● EXERCISE TASK:
Repeat every line of the listing below exactly, minus the pictures.
*****
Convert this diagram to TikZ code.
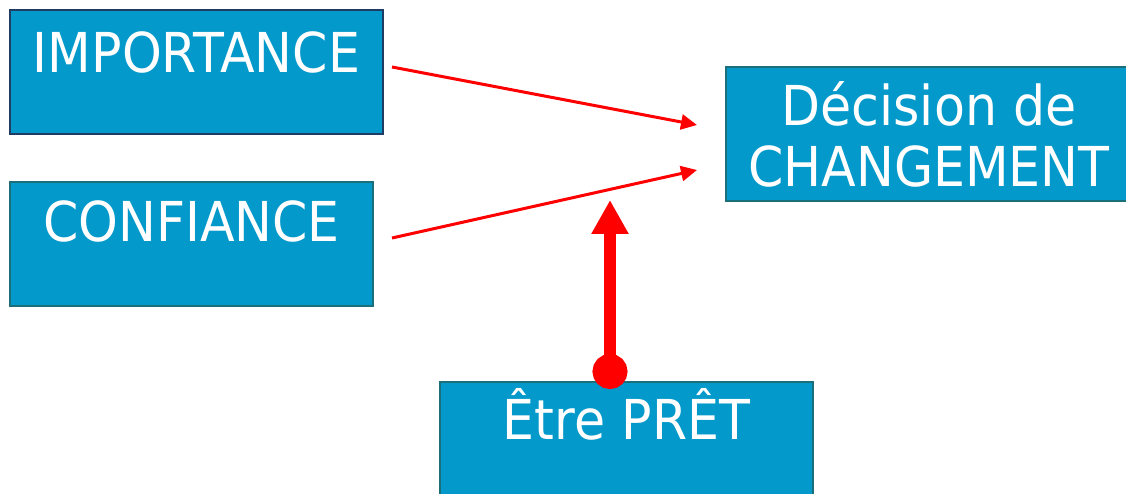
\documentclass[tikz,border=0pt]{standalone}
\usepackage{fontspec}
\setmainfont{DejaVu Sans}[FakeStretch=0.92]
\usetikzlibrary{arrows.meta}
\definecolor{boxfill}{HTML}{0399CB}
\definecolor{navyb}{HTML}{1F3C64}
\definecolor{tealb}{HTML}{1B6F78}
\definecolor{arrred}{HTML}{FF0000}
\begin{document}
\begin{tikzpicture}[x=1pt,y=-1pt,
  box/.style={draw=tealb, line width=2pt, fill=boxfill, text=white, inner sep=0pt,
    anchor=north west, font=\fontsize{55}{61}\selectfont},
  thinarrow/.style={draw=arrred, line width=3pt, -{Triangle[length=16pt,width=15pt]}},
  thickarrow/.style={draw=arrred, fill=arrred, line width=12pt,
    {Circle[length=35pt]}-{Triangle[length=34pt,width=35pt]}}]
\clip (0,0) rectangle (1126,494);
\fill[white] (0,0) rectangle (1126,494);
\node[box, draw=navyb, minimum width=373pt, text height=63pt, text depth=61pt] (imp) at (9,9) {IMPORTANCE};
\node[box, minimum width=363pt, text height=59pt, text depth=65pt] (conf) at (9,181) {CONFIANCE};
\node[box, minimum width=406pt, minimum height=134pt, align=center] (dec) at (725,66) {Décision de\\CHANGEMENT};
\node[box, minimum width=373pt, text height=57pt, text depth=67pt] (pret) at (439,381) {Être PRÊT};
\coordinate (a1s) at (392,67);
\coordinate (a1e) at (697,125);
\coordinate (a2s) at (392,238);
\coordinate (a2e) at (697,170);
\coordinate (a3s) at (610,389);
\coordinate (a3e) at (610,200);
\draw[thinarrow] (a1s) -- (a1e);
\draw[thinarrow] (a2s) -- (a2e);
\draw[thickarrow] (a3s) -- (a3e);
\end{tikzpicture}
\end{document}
*****
● SOLVED PROBLEM:
Convert this diagram to TikZ code.
\documentclass[tikz,border=0pt]{standalone}
\usepackage{fontspec}
\setmainfont{DejaVu Sans}[FakeStretch=0.92]
\usetikzlibrary{arrows.meta}
\definecolor{boxfill}{HTML}{0399CB}
\definecolor{navyb}{HTML}{1F3C64}
\definecolor{tealb}{HTML}{1B6F78}
\definecolor{arrred}{HTML}{FF0000}
\begin{document}
\begin{tikzpicture}[x=1pt,y=-1pt,
  box/.style={draw=tealb, line width=2pt, fill=boxfill, text=white, inner sep=0pt,
    anchor=north west, font=\fontsize{55}{61}\selectfont},
  thinarrow/.style={draw=arrred, line width=3pt, -{Triangle[length=16pt,width=15pt]}},
  thickarrow/.style={draw=arrred, fill=arrred, line width=12pt,
    {Circle[length=35pt]}-{Triangle[length=34pt,width=35pt]}}]
\clip (0,0) rectangle (1126,494);
\fill[white] (0,0) rectangle (1126,494);
\node[box, draw=navyb, minimum width=373pt, text height=63pt, text depth=61pt] (imp) at (9,9) {IMPORTANCE};
\node[box, minimum width=363pt, text height=59pt, text depth=65pt] (conf) at (9,181) {CONFIANCE};
\node[box, minimum width=406pt, minimum height=134pt, align=center] (dec) at (725,66) {Décision de\\CHANGEMENT};
\node[box, minimum width=373pt, text height=57pt, text depth=67pt] (pret) at (439,381) {Être PRÊT};
\coordinate (a1s) at (392,67);
\coordinate (a1e) at (697,125);
\coordinate (a2s) at (392,238);
\coordinate (a2e) at (697,170);
\coordinate (a3s) at (610,389);
\coordinate (a3e) at (610,200);
\draw[thinarrow] (a1s) -- (a1e);
\draw[thinarrow] (a2s) -- (a2e);
\draw[thickarrow] (a3s) -- (a3e);
\end{tikzpicture}
\end{document}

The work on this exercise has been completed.